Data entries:
— begin —

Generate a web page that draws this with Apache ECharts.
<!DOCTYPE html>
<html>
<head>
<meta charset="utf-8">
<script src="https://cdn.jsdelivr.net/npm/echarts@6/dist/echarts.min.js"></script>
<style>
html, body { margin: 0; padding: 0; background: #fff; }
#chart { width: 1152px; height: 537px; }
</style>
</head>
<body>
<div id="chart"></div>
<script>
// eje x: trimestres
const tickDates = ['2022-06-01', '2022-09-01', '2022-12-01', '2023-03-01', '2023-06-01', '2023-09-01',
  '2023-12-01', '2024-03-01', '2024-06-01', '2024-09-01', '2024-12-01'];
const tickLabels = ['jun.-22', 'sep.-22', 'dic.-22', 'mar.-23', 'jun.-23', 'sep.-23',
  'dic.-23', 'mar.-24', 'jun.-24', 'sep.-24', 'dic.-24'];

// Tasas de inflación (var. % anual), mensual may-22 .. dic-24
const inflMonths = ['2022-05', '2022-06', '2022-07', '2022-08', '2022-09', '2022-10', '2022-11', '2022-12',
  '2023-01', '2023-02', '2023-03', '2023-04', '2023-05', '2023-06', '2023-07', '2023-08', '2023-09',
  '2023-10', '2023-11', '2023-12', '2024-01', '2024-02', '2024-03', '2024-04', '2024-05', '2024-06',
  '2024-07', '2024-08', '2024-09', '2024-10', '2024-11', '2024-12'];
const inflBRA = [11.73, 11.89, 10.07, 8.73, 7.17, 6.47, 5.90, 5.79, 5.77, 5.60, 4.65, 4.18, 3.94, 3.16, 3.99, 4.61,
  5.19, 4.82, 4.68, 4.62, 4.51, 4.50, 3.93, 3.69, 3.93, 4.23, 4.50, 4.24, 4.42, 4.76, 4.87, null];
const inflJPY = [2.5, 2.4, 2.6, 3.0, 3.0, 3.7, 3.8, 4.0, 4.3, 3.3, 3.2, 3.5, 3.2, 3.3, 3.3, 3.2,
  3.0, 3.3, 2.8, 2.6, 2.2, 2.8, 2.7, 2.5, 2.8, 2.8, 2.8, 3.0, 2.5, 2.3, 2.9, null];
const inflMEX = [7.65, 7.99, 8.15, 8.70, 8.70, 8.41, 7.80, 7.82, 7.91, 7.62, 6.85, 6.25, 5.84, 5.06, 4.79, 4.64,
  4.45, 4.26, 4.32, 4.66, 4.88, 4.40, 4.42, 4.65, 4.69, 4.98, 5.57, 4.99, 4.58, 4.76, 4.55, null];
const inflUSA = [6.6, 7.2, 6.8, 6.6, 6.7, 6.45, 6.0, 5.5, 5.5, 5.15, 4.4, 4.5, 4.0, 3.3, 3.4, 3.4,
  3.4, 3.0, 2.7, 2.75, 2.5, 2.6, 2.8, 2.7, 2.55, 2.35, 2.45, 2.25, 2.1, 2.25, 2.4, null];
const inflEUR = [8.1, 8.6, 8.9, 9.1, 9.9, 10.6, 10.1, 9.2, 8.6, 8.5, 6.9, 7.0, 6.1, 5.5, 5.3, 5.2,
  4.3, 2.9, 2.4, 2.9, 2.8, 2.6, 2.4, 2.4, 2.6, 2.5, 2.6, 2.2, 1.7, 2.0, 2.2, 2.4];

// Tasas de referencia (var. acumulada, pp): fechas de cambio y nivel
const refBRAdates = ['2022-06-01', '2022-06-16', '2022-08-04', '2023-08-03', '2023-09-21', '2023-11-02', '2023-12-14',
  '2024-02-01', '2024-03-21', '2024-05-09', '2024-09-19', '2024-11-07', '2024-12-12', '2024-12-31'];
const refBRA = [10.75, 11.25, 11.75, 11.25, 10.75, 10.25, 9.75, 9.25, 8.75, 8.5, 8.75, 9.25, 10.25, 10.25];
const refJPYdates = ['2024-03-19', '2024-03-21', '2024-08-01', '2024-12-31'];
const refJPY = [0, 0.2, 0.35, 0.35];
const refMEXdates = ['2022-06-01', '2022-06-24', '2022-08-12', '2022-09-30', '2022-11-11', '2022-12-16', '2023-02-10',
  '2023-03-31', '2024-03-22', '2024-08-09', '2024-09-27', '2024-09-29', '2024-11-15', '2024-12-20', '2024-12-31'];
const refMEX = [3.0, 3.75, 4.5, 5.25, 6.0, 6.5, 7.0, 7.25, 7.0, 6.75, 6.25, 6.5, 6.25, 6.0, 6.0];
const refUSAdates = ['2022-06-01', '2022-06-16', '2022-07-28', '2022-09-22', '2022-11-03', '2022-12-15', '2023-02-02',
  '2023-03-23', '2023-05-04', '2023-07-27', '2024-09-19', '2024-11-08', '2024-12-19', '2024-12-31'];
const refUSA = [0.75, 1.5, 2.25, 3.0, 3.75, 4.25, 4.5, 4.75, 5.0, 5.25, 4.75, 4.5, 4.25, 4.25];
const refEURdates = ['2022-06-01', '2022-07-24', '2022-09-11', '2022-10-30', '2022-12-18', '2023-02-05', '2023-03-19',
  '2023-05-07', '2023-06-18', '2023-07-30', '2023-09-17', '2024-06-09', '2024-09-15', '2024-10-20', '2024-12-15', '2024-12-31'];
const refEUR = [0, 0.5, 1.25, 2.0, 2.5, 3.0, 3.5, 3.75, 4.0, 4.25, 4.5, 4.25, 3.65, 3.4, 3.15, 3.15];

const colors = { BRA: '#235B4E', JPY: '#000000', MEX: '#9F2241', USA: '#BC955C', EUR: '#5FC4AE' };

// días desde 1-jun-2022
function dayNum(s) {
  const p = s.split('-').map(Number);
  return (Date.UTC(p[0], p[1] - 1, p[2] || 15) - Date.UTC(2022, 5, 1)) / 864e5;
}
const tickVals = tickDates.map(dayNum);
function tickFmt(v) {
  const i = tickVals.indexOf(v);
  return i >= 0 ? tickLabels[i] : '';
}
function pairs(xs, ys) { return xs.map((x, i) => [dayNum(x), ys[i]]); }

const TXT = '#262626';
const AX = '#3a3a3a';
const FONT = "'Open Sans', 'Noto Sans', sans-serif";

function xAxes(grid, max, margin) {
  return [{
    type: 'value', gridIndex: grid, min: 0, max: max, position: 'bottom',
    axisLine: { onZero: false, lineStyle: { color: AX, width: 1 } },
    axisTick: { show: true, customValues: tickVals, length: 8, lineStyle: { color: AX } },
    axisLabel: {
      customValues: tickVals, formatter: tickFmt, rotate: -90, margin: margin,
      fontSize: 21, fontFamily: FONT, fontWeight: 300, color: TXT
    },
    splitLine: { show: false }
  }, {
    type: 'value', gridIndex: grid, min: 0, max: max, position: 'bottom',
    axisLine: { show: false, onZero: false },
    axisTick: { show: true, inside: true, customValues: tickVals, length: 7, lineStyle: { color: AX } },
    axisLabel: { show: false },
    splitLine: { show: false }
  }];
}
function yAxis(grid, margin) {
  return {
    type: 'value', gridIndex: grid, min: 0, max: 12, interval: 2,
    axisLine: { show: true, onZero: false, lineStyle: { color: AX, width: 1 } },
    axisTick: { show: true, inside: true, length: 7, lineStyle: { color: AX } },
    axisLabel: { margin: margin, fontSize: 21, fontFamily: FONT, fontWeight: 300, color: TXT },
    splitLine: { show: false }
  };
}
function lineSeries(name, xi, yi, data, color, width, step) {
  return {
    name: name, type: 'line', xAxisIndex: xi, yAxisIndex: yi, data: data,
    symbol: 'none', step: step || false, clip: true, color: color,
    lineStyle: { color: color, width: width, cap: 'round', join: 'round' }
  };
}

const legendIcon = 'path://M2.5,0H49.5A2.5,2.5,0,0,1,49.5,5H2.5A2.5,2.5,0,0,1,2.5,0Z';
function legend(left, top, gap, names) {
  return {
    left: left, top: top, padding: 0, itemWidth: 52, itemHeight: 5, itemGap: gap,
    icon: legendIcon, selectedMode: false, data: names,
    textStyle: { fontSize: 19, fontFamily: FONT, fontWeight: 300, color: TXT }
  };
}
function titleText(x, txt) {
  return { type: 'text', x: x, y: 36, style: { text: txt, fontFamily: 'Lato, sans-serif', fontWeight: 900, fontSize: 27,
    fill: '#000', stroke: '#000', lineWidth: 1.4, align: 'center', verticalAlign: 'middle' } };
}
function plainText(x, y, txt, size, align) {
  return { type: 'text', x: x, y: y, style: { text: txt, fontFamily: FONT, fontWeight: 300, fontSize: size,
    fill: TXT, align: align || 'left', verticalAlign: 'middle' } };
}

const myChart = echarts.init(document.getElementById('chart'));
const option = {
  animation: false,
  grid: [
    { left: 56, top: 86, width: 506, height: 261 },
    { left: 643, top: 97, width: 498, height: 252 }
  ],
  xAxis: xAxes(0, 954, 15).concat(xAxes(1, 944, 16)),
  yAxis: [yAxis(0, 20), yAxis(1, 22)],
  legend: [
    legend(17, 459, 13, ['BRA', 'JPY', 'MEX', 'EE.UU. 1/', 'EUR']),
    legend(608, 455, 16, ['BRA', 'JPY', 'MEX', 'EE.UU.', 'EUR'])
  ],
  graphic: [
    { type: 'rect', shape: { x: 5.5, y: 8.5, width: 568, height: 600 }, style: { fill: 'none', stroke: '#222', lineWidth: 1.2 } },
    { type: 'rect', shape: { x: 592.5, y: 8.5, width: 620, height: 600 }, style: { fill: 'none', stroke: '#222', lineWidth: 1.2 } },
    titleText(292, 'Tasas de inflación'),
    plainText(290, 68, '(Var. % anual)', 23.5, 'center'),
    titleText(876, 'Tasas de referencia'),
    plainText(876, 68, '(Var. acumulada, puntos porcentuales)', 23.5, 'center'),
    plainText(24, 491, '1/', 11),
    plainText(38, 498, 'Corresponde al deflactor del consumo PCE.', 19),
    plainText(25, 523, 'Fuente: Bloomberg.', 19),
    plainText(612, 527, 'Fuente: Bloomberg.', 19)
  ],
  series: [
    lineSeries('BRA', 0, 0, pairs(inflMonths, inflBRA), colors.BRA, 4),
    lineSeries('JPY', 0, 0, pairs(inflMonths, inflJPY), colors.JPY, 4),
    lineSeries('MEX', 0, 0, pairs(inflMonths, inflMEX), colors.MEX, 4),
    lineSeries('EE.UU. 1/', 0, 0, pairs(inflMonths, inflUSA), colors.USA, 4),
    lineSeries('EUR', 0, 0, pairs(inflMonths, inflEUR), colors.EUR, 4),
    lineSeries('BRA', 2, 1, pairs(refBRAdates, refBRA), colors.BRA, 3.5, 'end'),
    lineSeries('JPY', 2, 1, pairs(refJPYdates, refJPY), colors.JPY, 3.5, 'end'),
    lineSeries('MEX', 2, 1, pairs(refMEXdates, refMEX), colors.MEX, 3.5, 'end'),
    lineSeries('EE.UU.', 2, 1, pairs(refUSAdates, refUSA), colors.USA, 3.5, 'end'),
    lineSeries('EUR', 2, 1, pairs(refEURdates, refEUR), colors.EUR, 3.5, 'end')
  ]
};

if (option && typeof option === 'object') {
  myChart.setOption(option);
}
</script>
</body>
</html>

— end —
— begin —

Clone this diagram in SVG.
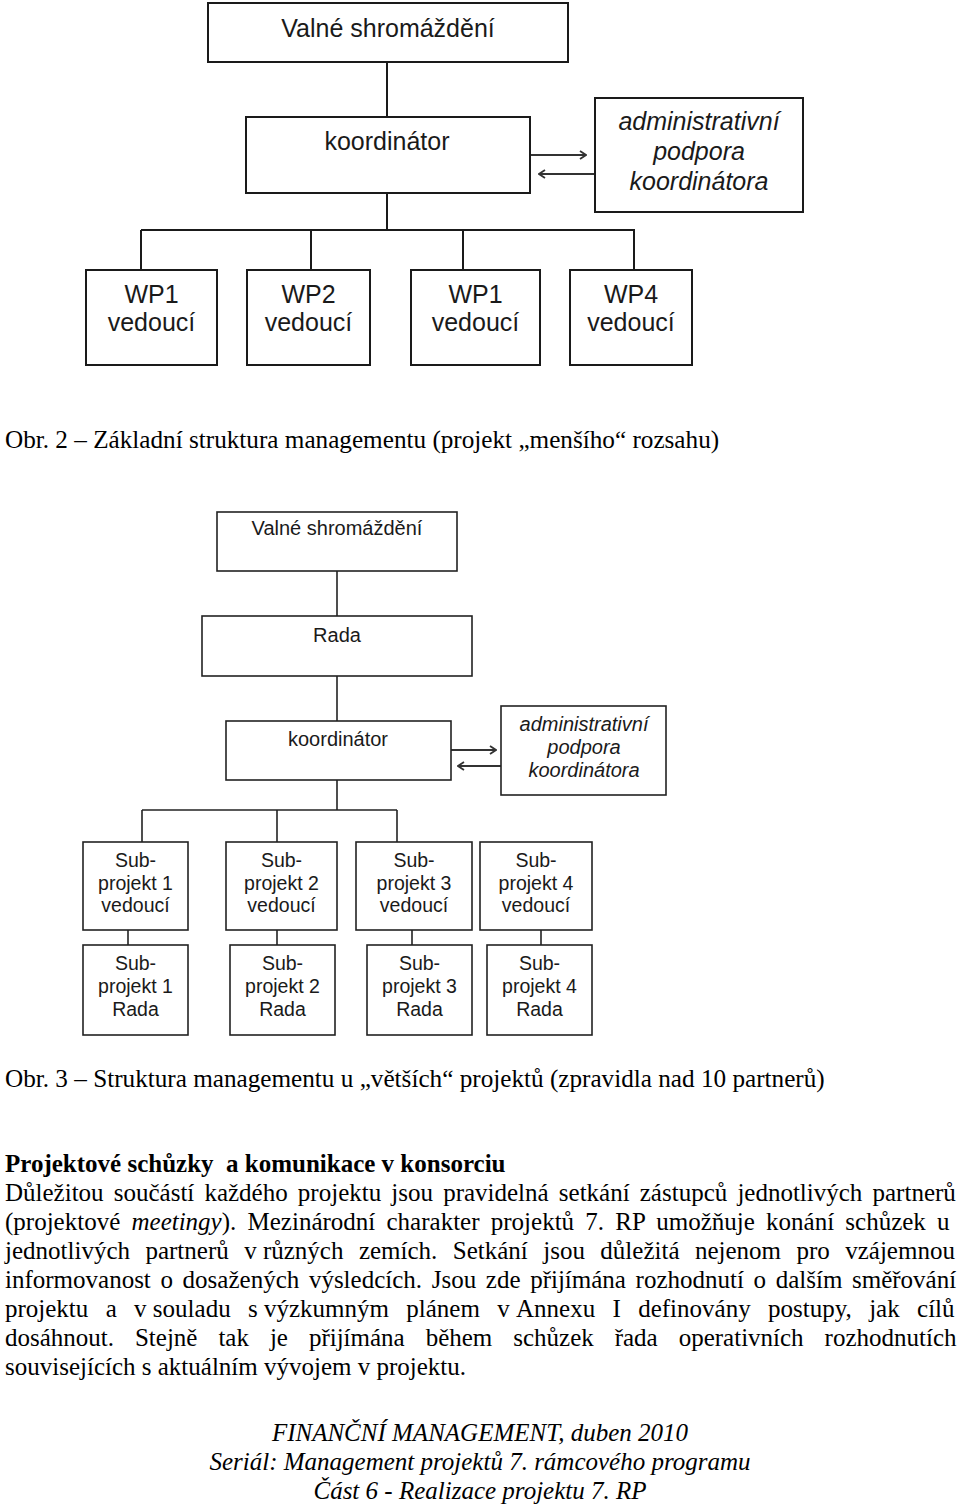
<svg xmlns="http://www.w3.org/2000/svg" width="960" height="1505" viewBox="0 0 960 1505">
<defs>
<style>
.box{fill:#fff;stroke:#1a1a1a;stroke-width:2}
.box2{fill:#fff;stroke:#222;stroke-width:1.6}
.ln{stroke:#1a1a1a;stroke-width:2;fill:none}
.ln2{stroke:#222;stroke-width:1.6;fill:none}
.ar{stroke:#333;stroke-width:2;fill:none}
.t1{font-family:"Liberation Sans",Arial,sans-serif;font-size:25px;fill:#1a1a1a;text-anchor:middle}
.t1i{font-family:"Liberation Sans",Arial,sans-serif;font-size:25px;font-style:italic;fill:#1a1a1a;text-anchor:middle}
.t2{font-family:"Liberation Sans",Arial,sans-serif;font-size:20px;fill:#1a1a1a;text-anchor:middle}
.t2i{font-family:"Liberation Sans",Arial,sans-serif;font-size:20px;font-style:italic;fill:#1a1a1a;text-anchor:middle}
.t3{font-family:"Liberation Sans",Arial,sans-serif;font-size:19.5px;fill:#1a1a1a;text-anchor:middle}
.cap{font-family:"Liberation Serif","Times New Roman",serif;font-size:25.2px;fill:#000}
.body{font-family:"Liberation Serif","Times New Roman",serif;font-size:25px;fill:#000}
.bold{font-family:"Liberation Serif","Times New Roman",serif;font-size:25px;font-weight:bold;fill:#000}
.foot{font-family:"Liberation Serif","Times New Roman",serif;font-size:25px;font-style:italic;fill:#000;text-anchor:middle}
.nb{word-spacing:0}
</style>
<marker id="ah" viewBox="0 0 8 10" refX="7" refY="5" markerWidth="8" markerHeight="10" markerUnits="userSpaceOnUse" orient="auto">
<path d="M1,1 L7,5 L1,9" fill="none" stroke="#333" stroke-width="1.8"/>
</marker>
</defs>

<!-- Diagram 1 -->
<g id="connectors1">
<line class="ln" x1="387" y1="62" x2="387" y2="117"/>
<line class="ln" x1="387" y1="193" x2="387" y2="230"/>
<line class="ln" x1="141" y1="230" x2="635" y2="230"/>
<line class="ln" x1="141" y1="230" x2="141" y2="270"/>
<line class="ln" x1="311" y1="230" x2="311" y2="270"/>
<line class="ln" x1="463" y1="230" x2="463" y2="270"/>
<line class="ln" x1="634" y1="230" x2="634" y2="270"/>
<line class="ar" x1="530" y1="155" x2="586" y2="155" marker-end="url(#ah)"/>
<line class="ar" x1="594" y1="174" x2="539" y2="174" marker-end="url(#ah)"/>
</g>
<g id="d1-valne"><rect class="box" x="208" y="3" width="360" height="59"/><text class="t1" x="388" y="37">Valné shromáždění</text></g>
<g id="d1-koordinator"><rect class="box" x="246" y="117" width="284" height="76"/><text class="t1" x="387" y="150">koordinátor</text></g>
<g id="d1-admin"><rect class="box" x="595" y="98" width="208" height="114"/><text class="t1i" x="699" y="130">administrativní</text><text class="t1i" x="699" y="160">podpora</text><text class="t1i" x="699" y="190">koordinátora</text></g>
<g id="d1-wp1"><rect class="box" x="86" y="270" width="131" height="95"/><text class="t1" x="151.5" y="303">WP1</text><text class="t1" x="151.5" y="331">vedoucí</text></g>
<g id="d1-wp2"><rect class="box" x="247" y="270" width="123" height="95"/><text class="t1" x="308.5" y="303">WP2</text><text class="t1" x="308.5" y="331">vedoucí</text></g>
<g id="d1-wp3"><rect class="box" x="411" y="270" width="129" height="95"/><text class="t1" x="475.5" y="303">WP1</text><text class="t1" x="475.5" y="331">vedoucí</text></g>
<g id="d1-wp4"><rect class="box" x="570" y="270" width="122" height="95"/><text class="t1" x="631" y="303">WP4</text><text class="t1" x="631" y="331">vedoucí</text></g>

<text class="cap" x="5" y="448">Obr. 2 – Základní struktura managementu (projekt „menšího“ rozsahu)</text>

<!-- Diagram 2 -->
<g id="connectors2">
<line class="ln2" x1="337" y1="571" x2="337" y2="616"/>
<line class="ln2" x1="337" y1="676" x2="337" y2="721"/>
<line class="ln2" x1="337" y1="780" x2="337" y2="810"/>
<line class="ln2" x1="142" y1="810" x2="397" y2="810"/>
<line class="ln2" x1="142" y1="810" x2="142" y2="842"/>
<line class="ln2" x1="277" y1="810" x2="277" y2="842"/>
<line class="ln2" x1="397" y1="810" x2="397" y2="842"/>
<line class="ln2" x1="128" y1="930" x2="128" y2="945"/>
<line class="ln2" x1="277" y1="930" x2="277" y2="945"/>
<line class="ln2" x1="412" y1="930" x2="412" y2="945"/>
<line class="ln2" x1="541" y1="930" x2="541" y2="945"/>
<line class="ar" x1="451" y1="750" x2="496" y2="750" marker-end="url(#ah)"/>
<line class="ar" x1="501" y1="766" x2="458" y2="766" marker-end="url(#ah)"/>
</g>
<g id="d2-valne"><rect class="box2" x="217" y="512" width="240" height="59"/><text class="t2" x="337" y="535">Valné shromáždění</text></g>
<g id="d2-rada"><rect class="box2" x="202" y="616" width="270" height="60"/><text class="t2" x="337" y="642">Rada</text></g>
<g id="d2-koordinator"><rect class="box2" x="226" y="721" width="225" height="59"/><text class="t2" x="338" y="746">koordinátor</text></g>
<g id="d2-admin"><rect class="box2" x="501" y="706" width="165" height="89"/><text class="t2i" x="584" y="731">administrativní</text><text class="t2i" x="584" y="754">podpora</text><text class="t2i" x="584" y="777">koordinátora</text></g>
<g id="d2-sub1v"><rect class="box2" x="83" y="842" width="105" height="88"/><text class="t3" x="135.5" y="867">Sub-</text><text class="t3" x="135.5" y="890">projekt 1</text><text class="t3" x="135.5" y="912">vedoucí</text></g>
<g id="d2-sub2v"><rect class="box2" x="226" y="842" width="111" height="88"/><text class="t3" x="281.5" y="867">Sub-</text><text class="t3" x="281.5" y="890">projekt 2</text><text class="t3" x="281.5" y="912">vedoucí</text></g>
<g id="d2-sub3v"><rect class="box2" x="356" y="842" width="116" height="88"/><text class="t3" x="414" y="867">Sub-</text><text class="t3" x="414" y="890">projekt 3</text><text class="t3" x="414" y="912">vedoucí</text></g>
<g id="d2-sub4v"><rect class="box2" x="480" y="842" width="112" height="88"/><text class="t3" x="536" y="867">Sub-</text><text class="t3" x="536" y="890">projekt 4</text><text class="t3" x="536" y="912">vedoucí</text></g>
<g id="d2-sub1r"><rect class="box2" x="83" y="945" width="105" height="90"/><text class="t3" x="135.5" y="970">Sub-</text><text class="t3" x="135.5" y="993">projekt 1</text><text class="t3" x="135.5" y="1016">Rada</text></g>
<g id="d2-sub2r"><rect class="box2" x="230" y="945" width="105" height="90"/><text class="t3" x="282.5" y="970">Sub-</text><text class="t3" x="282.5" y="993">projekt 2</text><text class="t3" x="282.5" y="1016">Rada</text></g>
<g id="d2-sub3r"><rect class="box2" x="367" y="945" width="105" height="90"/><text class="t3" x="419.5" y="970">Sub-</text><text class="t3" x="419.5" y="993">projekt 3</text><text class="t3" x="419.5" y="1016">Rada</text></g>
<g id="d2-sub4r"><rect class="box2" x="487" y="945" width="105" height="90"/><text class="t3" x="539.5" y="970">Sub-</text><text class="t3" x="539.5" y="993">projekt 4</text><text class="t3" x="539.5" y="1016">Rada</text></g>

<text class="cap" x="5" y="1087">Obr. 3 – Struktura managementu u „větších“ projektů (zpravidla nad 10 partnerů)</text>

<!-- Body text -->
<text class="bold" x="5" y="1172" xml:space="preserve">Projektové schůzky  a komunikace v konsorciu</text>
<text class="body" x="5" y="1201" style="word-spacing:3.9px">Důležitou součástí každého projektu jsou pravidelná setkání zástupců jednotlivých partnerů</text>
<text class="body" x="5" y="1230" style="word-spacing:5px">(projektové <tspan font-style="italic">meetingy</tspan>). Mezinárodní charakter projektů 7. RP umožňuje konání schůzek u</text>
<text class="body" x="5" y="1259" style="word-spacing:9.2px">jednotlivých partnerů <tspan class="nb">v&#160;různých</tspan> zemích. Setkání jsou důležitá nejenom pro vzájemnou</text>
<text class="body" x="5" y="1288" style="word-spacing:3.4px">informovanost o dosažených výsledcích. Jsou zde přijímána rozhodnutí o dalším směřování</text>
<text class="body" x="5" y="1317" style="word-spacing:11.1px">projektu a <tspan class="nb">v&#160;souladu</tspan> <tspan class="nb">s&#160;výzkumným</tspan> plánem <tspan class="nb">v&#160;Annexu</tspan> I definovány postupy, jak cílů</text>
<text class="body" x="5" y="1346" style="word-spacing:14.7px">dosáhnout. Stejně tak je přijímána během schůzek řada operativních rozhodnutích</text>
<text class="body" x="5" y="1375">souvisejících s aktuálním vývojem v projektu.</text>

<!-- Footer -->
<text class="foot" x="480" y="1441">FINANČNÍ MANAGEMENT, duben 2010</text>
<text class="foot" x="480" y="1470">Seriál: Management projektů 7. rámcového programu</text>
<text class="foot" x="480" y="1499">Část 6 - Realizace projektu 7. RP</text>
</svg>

— end —

Using the records above, say how many lines include the string "this". Only the number is wanted.

2